The United States got off too a pretty good start but had a couple rough baton passes, including the exchange from Gabby Thomas to Richardson. As Richardson took the handoff, they had already fallen to the third or fourth spot in the race with Great Britain and Germany with the lead and France neck-and-neck with Team USA.

Richardson proceeded to have the anchor of a lifetime, not in terms of her split time which came out to 10.09 seconds, but in terms of the work she put in to carry Team USA to gold. The former Tiger blazed her way through the finish line to earn her first Olympic gold, not until after she turned her head to the right and let the other countries know she was passing them with ease.

Her medal-worthy race makes it two gold medals total so far this Olympic run for the track & field Tigers, adding to Mondo Duplantis’s World-Record performance to win gold on Monday.

To close out the day for the Tigers was another medal-worthy performance in a 4×100-meter relay.

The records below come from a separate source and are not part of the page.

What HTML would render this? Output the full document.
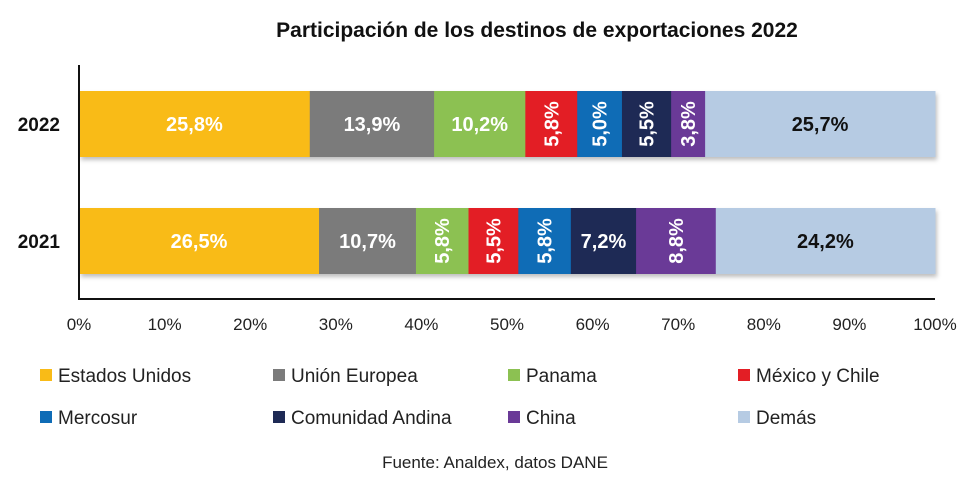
<!DOCTYPE html>
<html><head><meta charset="utf-8"><style>
body{margin:0;background:#fff;font-family:"Liberation Sans",sans-serif;}
svg text{font-family:"Liberation Sans",sans-serif;}
</style></head><body>
<svg id="c" width="979" height="490" viewBox="0 0 979 490">
<defs><filter id="sh" x="-5%" y="-10%" width="110%" height="130%"><feDropShadow dx="2" dy="3" stdDeviation="2" flood-color="#000" flood-opacity="0.25"/></filter></defs>
<text x="537" y="37" text-anchor="middle" font-size="21" font-weight="bold" fill="#111">Participación de los destinos de exportaciones 2022</text>
<g id="plot"></g>
<text x="495" y="468" text-anchor="middle" font-size="17" fill="#222">Fuente: Analdex, datos DANE</text>
</svg>
<script>
const categories=["Estados Unidos","Unión Europea","Panama","México y Chile","Mercosur","Comunidad Andina","China","Demás"];
const years=["2022","2021"];
const values2022=[25.8,13.9,10.2,5.8,5.0,5.5,3.8,25.7];
const values2021=[26.5,10.7,5.8,5.5,5.8,7.2,8.8,24.2];
const rotate2022=[false,false,false,true,true,true,true,false];
const rotate2021=[false,false,true,true,true,false,true,false];
const ticks=[0,10,20,30,40,50,60,70,80,90,100];
const colors=["#f9bb17","#7b7b7b","#8cc152","#e31e25","#0f6cb6","#1e2a55","#6a3a97","#b6cbe3"];
const NS="http://www.w3.org/2000/svg";
const g=document.getElementById('plot');
const x0=79,x1=935,yTop=65,yBase=299;
const xs=v=>x0+(x1-x0)*v/100;
const rowY={"2022":91,"2021":208},bh=66;
function el(t,a){const e=document.createElementNS(NS,t);for(const k in a)e.setAttribute(k,a[k]);g.appendChild(e);return e;}
[[years[0],values2022,rotate2022],[years[1],values2021,rotate2021]].forEach(([yr,vals,rot])=>{
  const tot=vals.reduce((a,b)=>a+b,0);let cum=0;const y=rowY[yr];
  const lab=el('text',{x:60,y:y+bh/2+7,'text-anchor':'end','font-size':19,'font-weight':'bold',fill:'#111'});
  
  
  lab.textContent=yr;
  const bg=el('rect',{x:xs(0),y:y,width:xs(100)-xs(0),height:bh,fill:'#fff',filter:'url(#sh)'});
  
  
  vals.forEach((v,i)=>{
    const a=xs(cum/tot*100),b=xs((cum+v)/tot*100);cum+=v;
    const r=el('rect',{x:a,y:y,width:b-a+0.5,height:bh,fill:colors[i]});
    
    
    const cx=(a+b)/2,cy=y+bh/2;
    const t=el('text',{'font-size':20,'font-weight':'bold',fill:i==7?'#111':'#fff','text-anchor':'middle'});
    
    
    if(rot[i]){t.setAttribute('transform','translate('+(cx+7)+','+cy+') rotate(-90)');t.setAttribute('x',0);t.setAttribute('y',0);}
    else{t.setAttribute('x',cx);t.setAttribute('y',cy+7);}
    t.textContent=v.toFixed(1).replace('.',',')+'%';
  });
});
const ax=el('path',{d:'M'+x0+' '+yTop+'V'+yBase+'H'+x1,stroke:'#111','stroke-width':2,fill:'none'});


ticks.forEach(tk=>{
  const t=el('text',{x:xs(tk),y:330,'text-anchor':'middle','font-size':17,fill:'#222'});
  
  
  t.textContent=tk+'%';
});
const lx=[40,273,508,738],ly=[376,418];
categories.forEach((c,i)=>{
  const x=lx[i%4],y=ly[Math.floor(i/4)];
  const s=el('rect',{x:x,y:y-7,width:12,height:12,fill:colors[i]});
  
  
  const t=el('text',{x:x+18,y:y+6,'font-size':19,fill:'#222'});
  
  
  t.textContent=c;
});
</script>
</body></html>
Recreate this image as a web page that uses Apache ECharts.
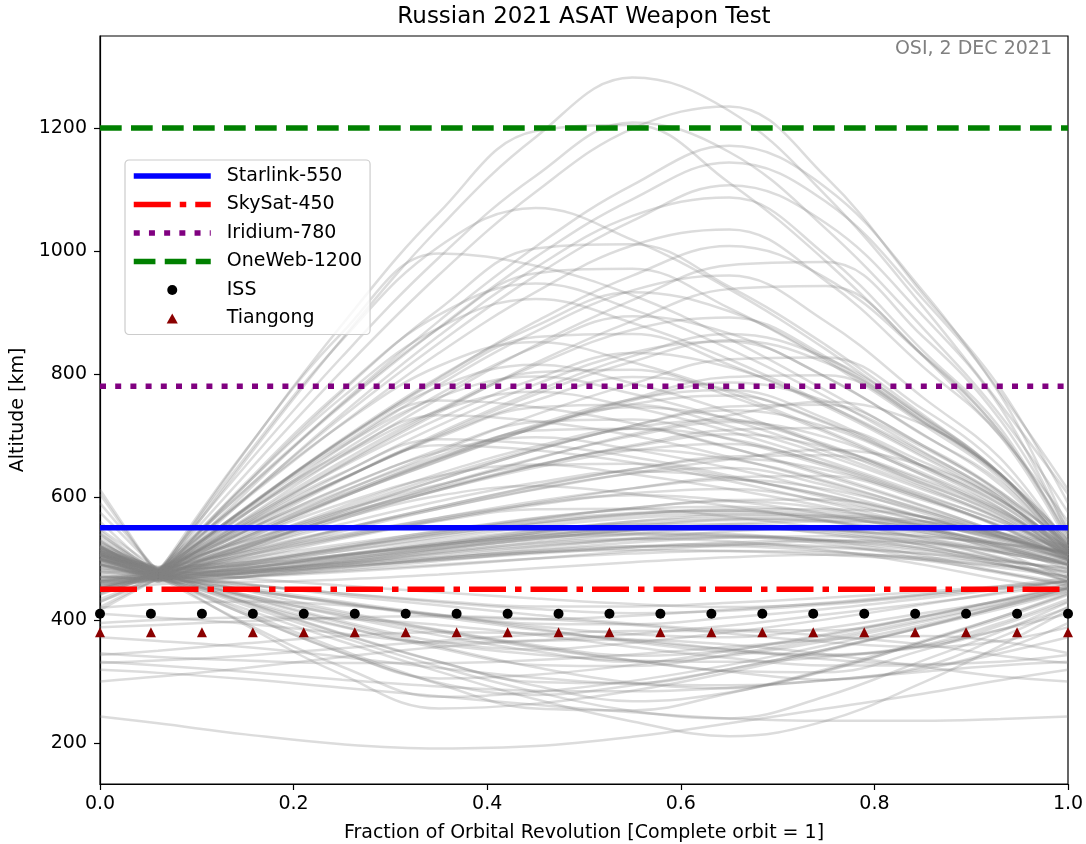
<!DOCTYPE html>
<html>
<head>
<meta charset="utf-8">
<script src="https://cdn.jsdelivr.net/npm/echarts@6/dist/echarts.min.js"></script>
<style>
html,body{margin:0;padding:0;background:#ffffff;}
#chart{width:1086px;height:844px;}
</style>
</head>
<body>
<div id="chart"></div>
<script>
// ---------- DATA ----------
// orbit-fraction positions at which each debris altitude curve was read
const SAMPLE_X = [0, 0.06, 0.15, 0.25, 0.35, 0.45, 0.55, 0.65, 0.75, 0.85, 0.93, 1.0];

// debris curves with apogee above ~840 km
const HIGH_CURVES = [
  [605,470,659,857,1037,1185,1282,1228,1090,910,751,605],
  [590,478,636,805,961,1096,1199,1235,1120,930,777,590],
  [560,472,674,880,1062,1195,1205,1111,983,830,700,560],
  [575,480,650,828,989,1122,1209,1161,1036,875,733,575],
  [612,470,606,753,886,1007,1107,1171,1103,935,770,612],
  [548,482,611,749,875,990,1084,1144,1080,922,766,548],
  [540,476,599,730,850,960,1049,1107,1045,895,746,540],
  [530,468,597,735,862,973,1057,1087,993,838,712,530],
  [515,474,664,855,1007,1070,1018,938,840,729,636,515],
  [525,480,596,719,834,933,1009,1035,951,812,699,525],
  [512,470,619,771,905,1004,1011,942,847,734,638,512],
  [535,478,581,692,793,885,960,1008,956,830,705,535],
  [545,472,565,667,760,847,920,977,982,861,725,545],
  [508,476,612,751,874,964,971,907,821,718,630,508],
  [520,470,572,681,782,869,936,960,885,762,663,520],
  [505,478,619,762,875,922,883,824,751,668,599,505],
  [510,474,572,674,767,844,894,866,795,702,620,510],
  [515,468,545,628,704,772,829,865,826,731,638,515],
  [500,480,598,718,813,852,819,770,708,639,581,500],
  [512,476,555,638,716,783,835,853,795,701,625,512],
  [522,472,537,608,673,734,784,824,827,743,649,522],
  [505,476,675,867,996,976,928,857,773,684,606,505],
  [502,470,622,774,896,947,905,841,763,674,599,502],
  [540,470,557,651,737,818,886,938,943,831,705,540],
  [518,476,582,694,795,878,933,902,824,723,634,518],
  [520,472,560,653,740,814,872,892,828,723,638,520]
];

// debris curves with apogee between ~580 and ~880 km
const MID_CURVES = [
  [519,470,563,658,742,803,807,764,705,635,575,519],
  [510,478,552,629,699,757,795,774,720,650,588,510],
  [518,474,535,600,659,713,757,786,756,681,608,518],
  [510,466,530,599,662,717,759,774,727,650,588,510],
  [517,480,573,666,740,771,746,707,659,605,559,517],
  [520,470,521,577,628,676,716,747,750,684,609,520],
  [508,484,545,609,667,715,746,728,684,626,575,508],
  [505,462,516,575,628,676,716,741,714,647,582,505],
  [512,476,545,615,677,722,726,694,650,598,554,512],
  [500,470,523,580,633,678,713,725,686,622,571,500],
  [515,480,522,569,611,651,684,709,712,657,595,515],
  [507,468,525,584,638,682,711,695,653,600,552,507],
  [512,486,528,573,614,652,682,702,681,629,579,512],
  [500,472,544,616,673,697,677,647,610,568,533,500],
  [505,478,521,568,611,648,676,686,654,602,560,505],
  [497,462,512,564,612,651,677,662,626,578,536,497],
  [508,474,510,548,584,617,645,666,668,622,570,508],
  [498,470,507,548,584,618,645,662,644,598,552,498],
  [507,482,529,578,620,651,654,632,602,566,535,507],
  [499,466,504,544,581,613,638,647,619,574,537,499],
  [505,478,516,556,593,623,642,631,603,567,535,505],
  [500,468,498,532,562,590,614,632,634,595,551,500],
  [507,476,506,537,566,593,614,628,613,577,541,507],
  [489,470,517,565,602,618,605,585,561,533,510,489],
  [508,484,511,539,566,589,606,613,593,561,535,508],
  [493,472,502,534,563,587,603,594,572,543,517,493],
  [506,478,500,523,544,565,582,595,596,568,537,506],
  [490,464,489,516,541,563,582,593,581,550,519,490],
  [491,476,505,535,561,580,581,568,549,527,509,491],
  [490,470,493,517,539,558,573,578,562,534,513,490],
  [530,476,535,600,658,713,760,795,798,722,636,530],
  [503,470,580,686,757,746,720,681,634,585,542,503],
  [508,478,576,670,733,723,700,665,624,580,542,508],
  [491,466,550,630,684,676,656,626,591,553,521,491],
  [525,480,562,649,727,792,834,811,750,672,603,525],
  [506,468,517,570,619,663,699,722,697,636,577,506],
  [515,482,541,604,662,712,751,765,722,651,593,515],
  [498,476,532,589,634,653,637,613,584,552,524,498],
  [528,472,519,570,617,662,702,733,755,718,637,528],
  [512,480,513,548,581,612,639,661,677,651,595,512],
  [515,474,582,692,789,860,865,815,747,665,596,515],
  [505,470,580,691,779,815,785,739,682,618,564,505],
  [505,480,554,630,697,746,750,715,668,612,564,505],
  [498,472,557,639,694,686,665,635,599,561,528,498],
  [505,480,580,682,762,796,768,726,674,615,566,505],
  [501,466,534,602,663,708,711,680,637,586,542,501],
  [520,476,550,629,701,767,820,855,818,728,638,520]
];

// debris curves staying in the dense 450-590 km band
const BAND_CURVES = [
  [480,470,478,492,508,522,532,536,530,515,498,480],
  [470,468,472,480,490,500,508,512,510,500,485,470],
  [495,475,485,505,525,545,560,566,560,543,520,495],
  [460,462,470,485,500,513,520,520,512,497,478,460],
  [500,478,490,512,535,556,570,575,568,548,525,500],
  [485,472,476,486,498,510,518,522,518,508,496,485],
  [455,465,478,498,518,534,542,540,528,505,478,455],
  [510,480,488,505,522,538,549,553,548,536,524,510],
  [465,470,484,506,528,546,556,556,545,522,492,465],
  [490,474,480,494,510,526,540,550,552,540,516,490],
  [475,468,470,478,488,500,512,522,528,524,502,475],
  [505,478,486,500,516,532,546,556,560,555,534,505],
  [450,458,470,490,510,525,532,528,514,490,466,450],
  [520,484,496,520,545,566,580,584,576,560,542,520],
  [478,476,482,492,502,510,514,512,506,498,488,478],
  [462,466,476,494,514,532,546,552,548,530,500,462],
  [498,482,490,506,524,542,556,564,566,556,530,498],
  [470,472,484,504,524,542,552,552,540,516,490,470],
  [488,470,474,486,500,514,526,534,536,528,510,488],
  [515,486,494,512,532,552,566,572,570,560,540,515],
  [458,466,476,494,514,530,538,536,524,500,476,458],
  [482,474,480,496,516,536,552,562,562,548,518,482],
  [472,464,462,466,474,484,494,502,506,502,490,472],
  [495,478,480,488,498,508,518,526,530,526,512,495],
  [468,470,480,498,520,542,560,570,568,548,510,468],
  [505,476,492,518,542,562,574,578,572,556,532,505],
  [478,470,476,490,506,520,530,534,530,518,500,478],
  [462,468,482,502,522,538,548,550,542,522,494,462],
  [512,482,490,506,522,536,546,550,546,536,524,512],
  [490,472,476,488,502,518,532,544,550,546,522,490],
  [470,466,470,482,496,510,520,524,520,508,490,470],
  [500,480,494,516,538,558,572,580,580,568,538,500],
  [484,474,484,502,520,534,540,538,528,512,496,484]
];

// debris curves that drop below the collision altitude
const DIP_CURVES = [
  [450,476,392,311,256,264,285,315,350,388,421,450],
  [446,470,409,347,298,278,294,320,352,388,418,446],
  [452,478,428,377,332,299,297,320,352,389,422,452],
  [429,472,424,372,324,283,252,240,276,334,381,429],
  [416,468,418,365,316,271,235,211,236,298,358,416],
  [451,474,441,406,375,349,332,342,366,397,425,451],
  [464,480,439,398,365,352,363,380,401,425,445,464],
  [452,470,449,428,407,390,377,372,387,411,431,452],
  [464,476,453,430,409,394,393,404,418,435,450,464],
  [430,466,438,408,381,355,334,317,315,351,391,430],
  [462,472,458,443,429,418,411,415,425,439,451,462],
  [468,480,468,456,445,435,426,421,427,441,455,468],
  [434,470,449,426,405,384,366,352,342,359,395,434],
  [454,474,409,347,305,311,327,350,377,406,432,454],
  [444,478,429,378,332,293,268,282,318,364,405,444],
  [451,472,432,390,354,327,325,344,370,400,426,451],
  [441,476,437,395,357,323,298,289,317,364,402,441],
  [458,470,429,389,363,367,377,391,409,427,443,458],
  [454,476,459,440,424,408,394,384,383,405,430,454],
  [442,474,413,351,296,256,253,281,320,366,405,442],
  [463,472,449,427,408,401,407,417,428,442,453,463],
  [421,468,441,411,383,357,334,316,303,324,372,421],
  [458,480,448,414,384,359,342,351,375,405,432,458],
  [447,470,395,324,275,283,301,327,359,392,421,447],
  [463,470,457,443,431,422,422,428,436,446,455,463]
];

// debris curves lying wholly below ~430 km
const LOW_CURVES = [
  [243,232,214,198,191,195,210,232,256,280,302,319],
  [319,314,304,290,276,262,250,240,236,236,239,243],
  [343,350,362,374,380,378,368,352,336,328,332,343],
  [332,326,316,303,292,285,284,290,302,316,326,332],
  [395,400,404,402,392,376,356,338,326,326,352,395],
  [346,340,334,330,330,335,344,356,368,374,365,346],
  [372,366,356,340,322,306,296,294,302,320,346,372],
  [410,404,394,378,360,344,334,332,340,358,384,410],
  [300,308,322,340,356,366,368,360,344,324,308,300],
  [388,392,398,404,406,402,392,378,364,356,366,388],
  [330,334,342,354,366,376,382,382,374,360,342,330],
  [420,426,430,424,408,386,364,348,344,356,384,420]
];

// reference constellation shells
const SHELL_NAMES = ['Starlink-550', 'SkySat-450', 'Iridium-780', 'OneWeb-1200'];
const SHELL_ALT = [550, 450, 780, 1200];
const SHELL_X = [0, 1];

// crewed stations
const STATION_X = [0, 0.0526, 0.1053, 0.1579, 0.2105, 0.2632, 0.3158, 0.3684, 0.4211, 0.4737,
                   0.5263, 0.5789, 0.6316, 0.6842, 0.7368, 0.7895, 0.8421, 0.8947, 0.9474, 1];
const ISS_ALT = [410,410,410,410,410,410,410,410,410,410,410,410,410,410,410,410,410,410,410,410];
const TIANGONG_ALT = [380,380,380,380,380,380,380,380,380,380,380,380,380,380,380,380,380,380,380,380];

// axis ticks
const Y_TICKS = [200, 400, 600, 800, 1000, 1200];
const X_TICK_STEP = 0.2;

// ---------- CHART ----------
const FONT = 'DejaVu Sans';
const chart = echarts.init(document.getElementById('chart'), null, { renderer: 'canvas' });

const curveStyle = { color: 'rgba(128,128,128,0.28)', width: 2.5 };
function curveLine(points) {
  return {
    type: 'line', name: 'debris', data: points,
    smooth: 0.4, symbol: 'none', silent: true, z: 1,
    lineStyle: curveStyle
  };
}
const curveSeries = [];
// curves through the collision point: separate pieces either side of it (sharp pinch)
[].concat(HIGH_CURVES, MID_CURVES, BAND_CURVES, DIP_CURVES).forEach(vals => {
  const pts = vals.map((v, j) => [SAMPLE_X[j], v]);
  curveSeries.push(curveLine(pts.slice(0, 2)));
  curveSeries.push(curveLine(pts.slice(1)));
});
LOW_CURVES.forEach(vals => {
  curveSeries.push(curveLine(vals.map((v, j) => [SAMPLE_X[j], v])));
});

const shellStyles = [
  { color: '#0000ff', width: 5.5, type: 'solid' },
  { color: '#ff0000', width: 5.5, type: [37, 9, 6.5, 9] },
  { color: '#800080', width: 5.5, type: [6, 9.2] },
  { color: '#008000', width: 5.5, type: [21.7, 9.3] }
];
const shellSeries = SHELL_NAMES.map((nm, i) => ({
  type: 'line',
  name: nm,
  data: SHELL_X.map(x => [x, SHELL_ALT[i]]),
  symbol: 'none',
  silent: true,
  z: 3,
  itemStyle: { color: shellStyles[i].color },
  lineStyle: shellStyles[i]
}));

const stationSeries = [
  {
    type: 'scatter', name: 'ISS',
    data: STATION_X.map((x, i) => [x, ISS_ALT[i]]),
    symbol: 'circle', symbolSize: 10, z: 4, silent: true,
    itemStyle: { color: '#000000', opacity: 1 }
  },
  {
    type: 'scatter', name: 'Tiangong',
    data: STATION_X.map((x, i) => [x, TIANGONG_ALT[i]]),
    symbol: 'triangle', symbolSize: 10, z: 4, silent: true,
    itemStyle: { color: '#8b0000', opacity: 1 }
  }
];

chart.setOption({
  animation: false,
  textStyle: { fontFamily: FONT },
  title: [
    {
      text: 'Russian 2021 ASAT Weapon Test',
      left: 584, top: 6, textAlign: 'center', padding: 0,
      textStyle: { fontFamily: FONT, fontSize: 23, fontWeight: 'normal', color: '#000' }
    },
    {
      text: 'OSI, 2 DEC 2021',
      right: 34, top: 40, padding: 0,
      textStyle: { fontFamily: FONT, fontSize: 19, fontWeight: 'normal', color: '#808080' }
    }
  ],
  legend: {
    data: [
      { name: 'Starlink-550', itemStyle: { opacity: 0 } },
      { name: 'SkySat-450', itemStyle: { opacity: 0 } },
      { name: 'Iridium-780', itemStyle: { opacity: 0 } },
      { name: 'OneWeb-1200', itemStyle: { opacity: 0 } },
      { name: 'ISS', icon: 'circle' },
      { name: 'Tiangong', icon: 'path://M0,0 L5,-9 L10,0 Z' }
    ],
    orient: 'vertical', left: 125, top: 160,
    itemWidth: 77, itemHeight: 10, itemGap: 8.5,
    padding: [6, 8, 6, 6],
    backgroundColor: 'rgba(255,255,255,0.8)',
    borderColor: '#cccccc', borderWidth: 1.2, borderRadius: 4,
    selectedMode: false,
    symbolKeepAspect: true,
    lineStyle: { width: 'inherit' },
    z: 10,
    textStyle: { fontFamily: FONT, fontSize: 19, color: '#000', lineHeight: 20, padding: [0, 0, 0, 11] }
  },
  grid: {
    left: 100, right: 18, top: 36, bottom: 60,
    containLabel: false, outerBoundsMode: 'none',
    show: true, borderColor: '#000', borderWidth: 1.2, backgroundColor: 'transparent'
  },
  xAxis: {
    type: 'value', min: 0, max: 1, interval: X_TICK_STEP,
    name: 'Fraction of Orbital Revolution [Complete orbit = 1]',
    nameLocation: 'middle', nameGap: 40,
    nameTextStyle: { fontFamily: FONT, fontSize: 19, color: '#000' },
    axisLine: { show: true, lineStyle: { color: '#000', width: 1.2 } },
    axisTick: { show: true, inside: false, length: 6, lineStyle: { color: '#000', width: 1.2 } },
    axisLabel: { fontFamily: FONT, fontSize: 19, color: '#000', margin: 11, formatter: v => v.toFixed(1) },
    splitLine: { show: false }
  },
  yAxis: {
    type: 'value', min: 133.3, max: 1349.6,
    name: 'Altitude [km]', nameLocation: 'middle', nameGap: 68,
    nameTextStyle: { fontFamily: FONT, fontSize: 19, color: '#000' },
    axisLine: { show: true, lineStyle: { color: '#000', width: 1.2 } },
    axisTick: { show: true, inside: false, length: 6, customValues: Y_TICKS, lineStyle: { color: '#000', width: 1.2 } },
    axisLabel: { fontFamily: FONT, fontSize: 19, color: '#000', margin: 13, customValues: Y_TICKS, formatter: v => String(v) },
    splitLine: { show: false }
  },
  series: curveSeries.concat(shellSeries, stationSeries)
});
</script>
</body>
</html>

Representing Team Great Britain, Nethaneel Mitchell-Blake was fresh off of a 9.12-second split from yesterday’s heats where GBR clocked 38.04 seconds. Mitchell-Blake followed it up with another great performance as he split 9.29 on the third leg of the final. His team finished in third place to earn bronze with a time of 37.61 seconds. The bronze medal is his first Olympic medal as the 4×100 from Tokyo was stripped due to a doping violation from one of the other relay members.